The plot is what you'd expect as well. Young guy with adventure coursing through his veins is abandoned by his father in a strange land where he is taken under the wing of Kublai Khan and witnesses a great many orgies. There are power struggles and awkward cultural run-ins. All that's left is an empress with very long fingernails stroking Foo Dog ... menacingly.

So yes, Marco Polo, presumably Netflix's answer to Game of Thrones, is getting impaled. But I guarantee you one thing: There are folks out there who love it. Love love love it. I've seen a few in my Facebook feed.

"Okay," says one friend, "This Marco Polo show is fucking great."

"Yes!" replies his friend.

"'Alexander, a great conqueror,'" quotes another friend from Kublai Khan's line in the show. "'Twenty cities bear his name. I own all of them.' And then I was like, 'Holy crap! I want to watch this and see what Kublai says next!'"

None of these people are dumb, either, in case you were wondering. But this is the same odd sea of nuts who also likes Once Upon A Time or whatever new Syfy series emerges each season. I made the mistake of asking one of them to tell me what Once Upon A Time was about, and about 45 minutes later her schematic and Venn diagram were completed.

Perhaps people like this cling so strongly to these shows because they think that if they are obsessive and rabid enough that maybe the networks won't cancel them. Well I've got some good news, nerds: Netflix doesn't need to grab the market share of viewers for one hour for one night a week. It can release crap and if only 500,000 of you like it, that's 500,000 more people than it might have reached before. It's not about appealing to the most people at the best time. If Netflix finds a way to be indispensable to every single minute subset of audiences in America, no matter how small, it will remain a billion dollar company.
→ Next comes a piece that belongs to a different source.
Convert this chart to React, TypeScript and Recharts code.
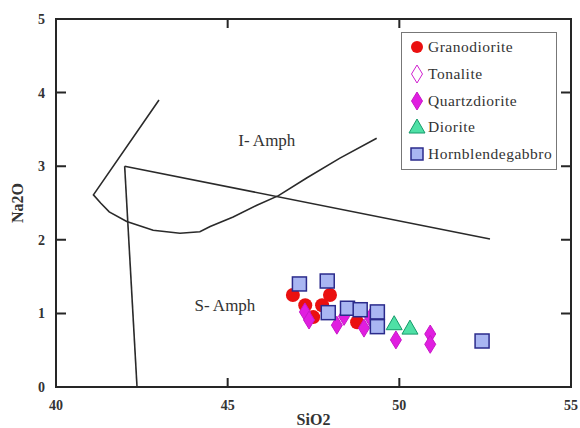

This is great news, actually, because at some point both you and I will fall under one of those minute subsets and be entertained beyond our wildest dreams. How else would Hemlock Grove have made it to three seasons? What's Hemlock Grove, you ask? That's the Netflix show about werewolves that absolutely no one has ever seen.

This just in: Marco Polo has been renewed for a second season.